Draft ‘Grill Shop’ Restriction Carefully
When negotiating a lease with a prospective tenant that plans to operate a restaurant it considers to be a “grill shop,” the tenant may demand that you agree not to rent space in your center to another grill shop. But if you agree to such a restriction, you may be unable to rent space to more potential tenants than you realize. And, because the term grill shop is vague, you may end up in a dispute with your tenant over what type of tenant the restriction prevents you from renting to, warns Chicago attorney Carole L. Pechi.
For example, you may think that a grill shop restriction only prevents you from renting to a restaurant that's an actual grill shop, while the tenant may think that the restriction prevents you from renting to any restaurant that serves grilled items.
‘Grill Shop’ Restriction Was Ambiguous
Look what happened to a North Carolina owner: A lease clause said that the owner couldn't “lease shop space to another grill or sandwich shop.” The owner later rented space to a barbecue restaurant that served hamburgers; chicken salad sandwiches; bacon, lettuce, and tomato sandwiches; and several grilled items. The tenant sued the owner, claiming that the owner had violated the restriction by renting space to another restaurant that served grilled items and sandwiches. The owner argued that the restriction only prevented it from renting to actual grill or sandwich shops and allowed it to rent to restaurants that sold grilled items or sandwiches.
A North Carolina appeals court ruled that the lease clause was ambiguous and sent the case to a jury to decide the issue. It noted that the restriction could be interpreted to support both the tenant's and owner's arguments [Taha v. Thompson, 1995].
Add Two Limits to Grill Shop Restriction
Since most restaurants use some form of grilling when preparing food, your safest strategy is never to agree to a grill shop restriction, advises Pechi. But if you're dealing with a strong tenant that demands some type of grill shop restriction in its lease, then set it up this way: Rather than agreeing not to rent space to a grill shop, agree not to rent space to another restaurant whose “primary use” will be the sale of “entrée” items that are prepared on a grill, says Pechi. And define what primary use means, she adds.
Wording the restriction like that limits it in two important ways. First, by saying that you won't rent to another restaurant whose primary use will be the sale of items prepared on a grill, you won't be barred from renting space to another restaurant that incidentally sells grilled items. Second, by saying that you won't rent to another restaurant that prepares entrée items on a grill, you won't be barred from renting space to a tenant that prepares, for example, appetizers, on a grill.
Here's Model Language you can adapt and add to the lease if the tenant agrees to limit the restriction:
Model Lease Language
Landlord will not rent space in the Shopping Center to another restaurant whose primary use will be the sale of entrée items that are prepared on a grill (“Exclusive Items”).
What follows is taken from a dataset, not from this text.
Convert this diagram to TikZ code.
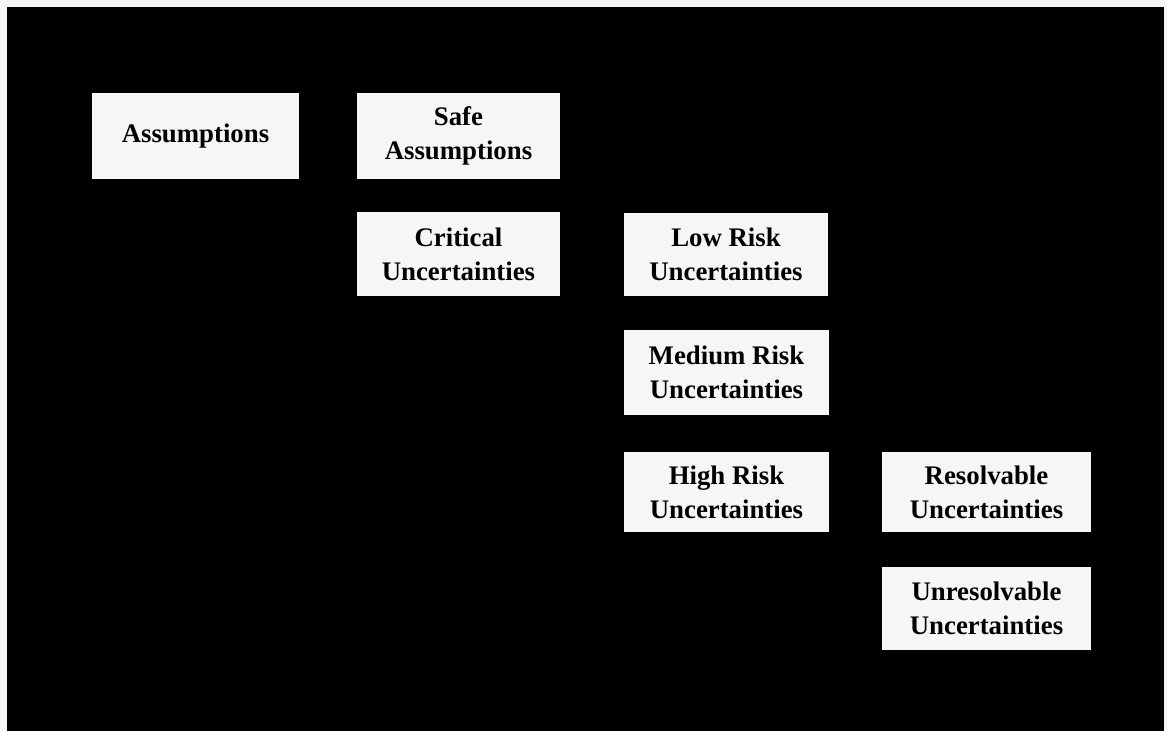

For purposes of this Paragraph, “primary use” means that more than [insert #, e.g., fifty (50)]% of such other restaurant's gross sales are derived from the sale of the Exclusive Items.
Practical Pointer: To further protect your interests, state that the restriction will be null and void if the tenant stops operating or selling grilled entrée items; violates the lease; or assigns the lease or sublets its space, suggests Pechi.